I have to disagree with you. Of course, if you have a single party as powerful as Microsoft that is willing to go any length (and I mean any) to get “their” standard as a an ISO standard (probably braking the whole standard setting process as a whole), you can not expect good things to come out of it.
[...] Matthew Aslett of The 451 Group comments about the Geneva BRM. He is probably confused as much as I am, but he reports a number of opinions (including those that I’ve mentioned in my previous post). I point out Matthew’s last two paragraphs: Admittedly I am quoting selectively, but you have to wonder whether a “standard” that has been through a process that divides opinion so much is worthy of the title, whatever the result. The most damning indictment, in my personal view, comes from Yoon Kit of the Malaysian delegation: [...]

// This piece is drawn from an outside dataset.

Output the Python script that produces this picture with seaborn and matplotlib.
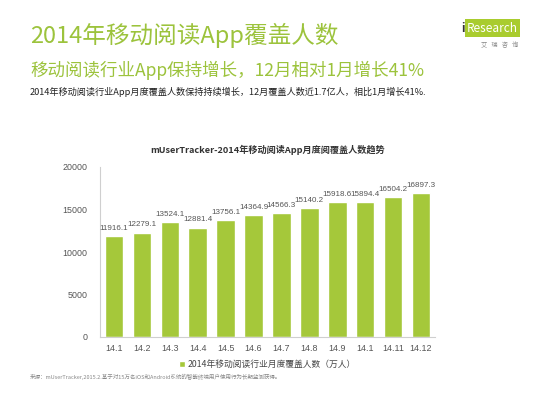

I’m a little confused about where this 80% number is from. There were somewhere between 3,500 and 900 proposed changes, depending on who’s counting. Twenty or thirty changes were approved (apparently almost every change that was discussed was eventually approved). Taking the best possible number in each case, that would be 30 out of 900 which is only 3% of comments dealt with and 97% not even discussed, according to my calculator. What am I missing?
According to Andy Updegrove “After several days, only about 20 [Updated: 20 to 30] dispositions had been thoroughly discussed and voted upon. Approximately 200 dispositions in the nature of minor editorial corrections (misplaced commas and the like) were also adopted.” The 80% is the rest.

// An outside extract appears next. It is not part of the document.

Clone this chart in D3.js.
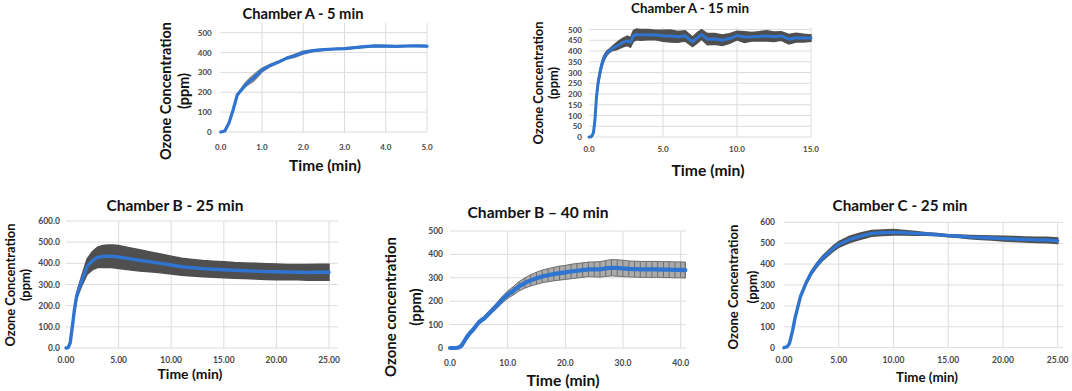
<!DOCTYPE html>
<html lang="en">
<head>
<meta charset="UTF-8">
<script src="https://cdn.jsdelivr.net/npm/d3@7"></script>
<title>Ozone concentration in chambers</title>
<style>
  body { margin: 0; background: #fff; }
  svg { display: block; font-family: Lato, "Open Sans", sans-serif; }
  .tick-label { font-weight: 700; fill: #474747; }
  .title, .axis-title { font-weight: 700; fill: #111; }
</style>
</head>
<body>
<svg width="1072" height="391"></svg>
<script>
// Chamber A - 5 min
const a5Time = [0, 0.1, 0.2, 0.3, 0.4, 0.5, 0.6, 0.7, 0.8, 0.9, 1.0, 1.2, 1.4, 1.6, 1.8, 2.0, 2.25, 2.5, 2.75, 3.0, 3.25, 3.5, 3.75, 4.0, 4.25, 4.5, 4.75, 5.0];
const a5Mean = [0, 5, 45, 111, 186, 212, 238, 256, 272, 292, 312, 335, 352, 372, 384, 400, 410, 415, 418, 420, 425, 430, 434, 432, 431, 433, 434, 432];
const a5Sd   = [0, 1, 2, 3, 4, 6, 10, 14, 16, 14, 10, 5, 4, 4, 8, 8, 4, 3, 3, 3, 3, 3, 3, 3, 3, 3, 3, 3];

// Chamber A - 15 min
const a15Time = [0, 0.1, 0.2, 0.3, 0.4, 0.5, 0.6, 0.7, 0.8, 0.9, 1.0, 1.2, 1.4, 1.6, 1.8, 2.0, 2.3, 2.6, 2.8, 3.0, 3.2, 3.5, 4.0, 4.5, 5.0, 5.5, 6.0, 6.5, 7.0, 7.3, 7.6, 8.0, 8.5, 9.0, 9.5, 10.0, 10.5, 11.0, 11.5, 12.0, 12.5, 13.0, 13.5, 14.0, 14.5, 15.0];
const a15Mean = [0, 0, 5, 20, 78, 180, 245, 285, 318, 345, 365, 390, 402, 413, 420, 428, 440, 447, 440, 470, 477, 475, 476, 474, 471, 470, 466, 470, 443, 460, 477, 455, 456, 450, 458, 472, 465, 466, 468, 470, 466, 470, 455, 462, 460, 460];
const a15Sd   = [0, 0, 1, 3, 5, 8, 12, 15, 15, 14, 12, 10, 8, 10, 15, 18, 20, 22, 22, 25, 25, 25, 24, 22, 26, 28, 25, 24, 22, 24, 22, 26, 25, 24, 22, 20, 25, 20, 22, 24, 22, 20, 22, 20, 18, 15];

// Chamber B - 25 min
const b25Time = [0, 0.2, 0.4, 0.6, 0.8, 1.0, 1.25, 1.5, 1.75, 2.0, 2.5, 3.0, 3.5, 4.0, 4.5, 5.0, 6.0, 7.0, 8.0, 9.0, 10.0, 11, 12, 13, 14, 15, 16, 17, 18, 19, 20, 21, 22, 23, 24, 25];
const b25Mean = [0, 2, 25, 100, 180, 242, 282, 318, 350, 384, 412, 428, 432, 434, 433, 430, 422, 414, 407, 400, 392, 384, 379, 375, 372, 370, 367, 365, 363, 361, 360, 359, 358, 357, 358, 358];
const b25Sd   = [0, 1, 3, 6, 10, 14, 18, 24, 30, 36, 43, 48, 52, 53, 54, 54, 52, 50, 47, 44, 42, 40, 39, 38, 38, 38, 37, 37, 37, 37, 37, 36, 36, 37, 38, 38];

// Chamber B - 40 min
const b40Time = [0, 1, 1.5, 2, 2.5, 3, 3.5, 4, 5, 6, 7, 8, 9, 10, 11, 12, 13, 14, 15, 16, 17, 18, 19, 20, 21, 22, 23, 24, 25, 26, 27, 28, 29, 30, 31, 32, 33, 34, 35, 36, 37, 38, 39, 40, 40.8];
const b40Mean = [0, 0, 2, 10, 30, 50, 65, 78, 110, 128, 154, 178, 205, 228, 245, 264, 278, 289, 298, 306, 311, 316, 320, 323, 327, 330, 333, 336, 336, 336, 340, 343, 342, 340, 338, 337, 336, 336, 336, 336, 335, 335, 334, 334, 333];
const b40Sd   = [0, 0, 0, 1, 3, 4, 5, 6, 8, 8, 10, 12, 14, 16, 18, 20, 22, 24, 26, 27, 28, 29, 30, 30, 31, 31, 31, 31, 32, 33, 34, 35, 35, 35, 34, 34, 34, 34, 34, 34, 34, 34, 34, 34, 34];

// Chamber C - 25 min
const c25Time = [0, 0.3, 0.5, 0.8, 1.0, 1.5, 2.0, 2.5, 3.0, 3.5, 4.0, 4.5, 5.0, 6.0, 7.0, 8.0, 9.0, 10.0, 11.0, 12.0, 13.0, 14.0, 15.0, 16, 17, 18, 19, 20, 21, 22, 23, 24, 25];
const c25Mean = [0, 5, 21, 85, 140, 244, 308, 359, 396, 427, 451, 475, 494, 518, 534, 547, 550, 552, 550, 547, 544, 541, 536, 533, 529, 527, 525, 522, 520, 518, 516, 515, 512];
const c25Sd   = [0, 1, 2, 4, 5, 6, 8, 9, 10, 11, 12, 13, 14, 15, 15, 14, 13, 13, 11, 9, 6, 5, 5, 6, 8, 9, 10, 11, 12, 12, 13, 13, 13];

// tick labels
const ticksA5X  = [0, 1, 2, 3, 4, 5];
const ticksA5Y  = [0, 100, 200, 300, 400, 500];
const ticksA15X = [0, 5, 10, 15];
const ticksA15Y = [0, 50, 100, 150, 200, 250, 300, 350, 400, 450, 500];
const ticksB25X = [0, 5, 10, 15, 20, 25];
const ticksB25Y = [0, 100, 200, 300, 400, 500, 600];
const ticksB40X = [0, 10, 20, 30, 40];
const ticksB40Y = [0, 100, 200, 300, 400, 500];
const ticksC25X = [0, 5, 10, 15, 20, 25];
const ticksC25Y = [0, 100, 200, 300, 400, 500, 600];

const panels = [
  { title: "Chamber A - 5 min", time: a5Time, mean: a5Mean, sd: a5Sd,
    xTicks: ticksA5X, yTicks: ticksA5Y, xFmt: ".1f", yFmt: "d", xMax: 5, yMax: 500,
    left: 220.7, right: 427, bottom: 132, top: 32.7, gridTop: 23, gridRight: 427,
    yLabGap: 9, xLabGap: 15, tickSize: 8, band: "#8c8c8c", lineW: 3.2,
    titlePos: [303, 13, 121], yTitle: "Ozone Concentration", yTitlePos: [165, 91, 138], ppmX: 183,
    xTitlePos: [325, 165, 72] },
  { title: "Chamber A - 15 min", time: a15Time, mean: a15Mean, sd: a15Sd,
    xTicks: ticksA15X, yTicks: ticksA15Y, xFmt: ".1f", yFmt: "d", xMax: 15, yMax: 500,
    left: 589, right: 811, bottom: 137, top: 29.5, gridTop: 27, gridRight: 811,
    yLabGap: 7, xLabGap: 12, tickSize: 8, band: "#4f4f4f", lineW: 3,
    titlePos: [690, 8, 118], yTitle: "Ozone Concentration", yTitlePos: [538, 83, 123], ppmX: 553,
    xTitlePos: [708, 170, 73] },
  { title: "Chamber B - 25 min", time: b25Time, mean: b25Mean, sd: b25Sd,
    xTicks: ticksB25X, yTicks: ticksB25Y, xFmt: ".2f", yFmt: ".1f", xMax: 25, yMax: 600,
    left: 66, right: 329, bottom: 348, top: 221, gridTop: 221, gridRight: 338,
    yLabGap: 6, xLabGap: 12, tickSize: 8.5, band: "#4f4f4f", lineW: 3.4,
    titlePos: [175, 205, 137], yTitle: "Ozone Concentration", yTitlePos: [10, 285, 123], ppmX: 25,
    xTitlePos: [190, 373, 65] },
  { title: "Chamber B \u2013 40 min", time: b40Time, mean: b40Mean, sd: b40Sd,
    xTicks: ticksB40X, yTicks: ticksB40Y, xFmt: ".1f", yFmt: "d", xMax: 40, yMax: 500,
    left: 450, right: 680.7, bottom: 348, top: 231, gridTop: 231, gridRight: 686,
    yLabGap: 7, xLabGap: 15, tickSize: 8.5, band: "bars", lineW: 4.2,
    titlePos: [538, 212, 141], yTitle: "Ozone concentration", yTitlePos: [390, 307, 140], ppmX: 415,
    xTitlePos: [563, 380, 73] },
  { title: "Chamber C - 25 min", time: c25Time, mean: c25Mean, sd: c25Sd,
    xTicks: ticksC25X, yTicks: ticksC25Y, xFmt: ".2f", yFmt: "d", xMax: 25, yMax: 600,
    left: 784, right: 1057.7, bottom: 347.7, top: 222.3, gridTop: 222.3, gridRight: 1063,
    yLabGap: 9, xLabGap: 12, tickSize: 8.5, band: "#4f4f4f", lineW: 3.4,
    titlePos: [900, 205, 135], yTitle: "Ozone Concentration", yTitlePos: [733, 287, 125], ppmX: 752,
    xTitlePos: [927, 377, 62] }
];

const svg = d3.select("svg");

// scale a text's font so that it is the given width
function fit(sel, width) {
  const n = sel.node();
  const w = n.getComputedTextLength();
  const fs = parseFloat(sel.attr("font-size"));
  sel.attr("font-size", fs * width / w);
}

panels.forEach(p => {
  const g = svg.append("g");
  const x = d3.scaleLinear().domain([0, p.xMax]).range([p.left, p.right]);
  const y = d3.scaleLinear().domain([0, p.yMax]).range([p.bottom, p.top]);
  const pts = p.time.map((t, i) => ({t: t, m: p.mean[i], s: p.sd[i]}));

  // gridlines
  g.selectAll(".hgrid").data(p.yTicks).join("line")
    .attr("x1", p.left).attr("x2", p.gridRight)
    .attr("y1", d => y(d)).attr("y2", d => y(d))
    .attr("stroke", "#dcdcdc").attr("stroke-width", 1);
  g.selectAll(".vgrid").data(p.xTicks.filter(d => d > 0)).join("line")
    .attr("x1", d => x(d)).attr("x2", d => x(d))
    .attr("y1", p.gridTop).attr("y2", p.bottom)
    .attr("stroke", "#dcdcdc").attr("stroke-width", 1);

  // tick labels
  g.append("g").selectAll("text").data(p.yTicks).join("text")
    .attr("class", "tick-label")
    .attr("font-size", p.tickSize)
    .attr("x", p.left - p.yLabGap).attr("y", d => y(d))
    .attr("text-anchor", "end").attr("dominant-baseline", "central")
    .text(d3.format(p.yFmt));
  g.append("g").selectAll("text").data(p.xTicks).join("text")
    .attr("class", "tick-label")
    .attr("font-size", p.tickSize)
    .attr("x", d => x(d)).attr("y", p.bottom + p.xLabGap)
    .attr("text-anchor", "middle").attr("dominant-baseline", "central")
    .text(d3.format(p.xFmt));

  // error band
  const area = d3.area().x(d => x(d.t)).y0(d => y(d.m - d.s)).y1(d => y(d.m + d.s));
  if (p.band === "bars") {
    g.append("path").datum(pts).attr("d", area)
      .attr("fill", "#ababab").attr("stroke", "#6e6e6e").attr("stroke-width", 1);
    g.selectAll(".ebar").data(pts).join("line")
      .attr("x1", d => x(d.t)).attr("x2", d => x(d.t))
      .attr("y1", d => y(d.m - d.s)).attr("y2", d => y(d.m + d.s))
      .attr("stroke", "#6e6e6e").attr("stroke-width", 1);
  } else {
    g.append("path").datum(pts).attr("d", area)
      .attr("fill", p.band).attr("stroke", p.band).attr("stroke-width", 1.5);
  }

  // mean line
  g.append("path").datum(pts)
    .attr("d", d3.line().x(d => x(d.t)).y(d => y(d.m)))
    .attr("fill", "none").attr("stroke", "#2f74d0").attr("stroke-width", p.lineW)
    .attr("stroke-linejoin", "round").attr("stroke-linecap", "round");

  // titles
  const tt = g.append("text").attr("class", "title")
    .attr("x", p.titlePos[0]).attr("y", p.titlePos[1]).attr("font-size", 14)
    .attr("text-anchor", "middle").attr("dominant-baseline", "central")
    .text(p.title);
  fit(tt, p.titlePos[2]);

  const yt = g.append("text").attr("class", "axis-title")
    .attr("transform", `translate(${p.yTitlePos[0]},${p.yTitlePos[1]}) rotate(-90)`)
    .attr("font-size", 14)
    .attr("text-anchor", "middle").attr("dominant-baseline", "central")
    .text(p.yTitle);
  fit(yt, p.yTitlePos[2]);
  g.append("text").attr("class", "axis-title")
    .attr("transform", `translate(${p.ppmX},${p.yTitlePos[1]}) rotate(-90)`)
    .attr("font-size", yt.attr("font-size"))
    .attr("text-anchor", "middle").attr("dominant-baseline", "central")
    .text("(ppm)");

  const xt = g.append("text").attr("class", "axis-title")
    .attr("x", p.xTitlePos[0]).attr("y", p.xTitlePos[1]).attr("font-size", 14)
    .attr("text-anchor", "middle").attr("dominant-baseline", "central")
    .text("Time (min)");
  fit(xt, p.xTitlePos[2]);
});
</script>
</body>
</html>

I recently became a Microsoft shareholder, and I feel much better now. At least Microsoft knows how to outwit unsuspecting governments, and fleece their populi. So stop whining, and START PAYING RENT.
Good point well made. I for one welcome our new office format overlords.
[...] Here is Matt Aslett’s take on the spin from Microsoft, which leads to confusion (by design). [...]
I think that at the end of the day, opinions are just worth… nothing, must try to rely on facts, for example that the BRM was, indeed, a failure if you use “actual work done” as a metric.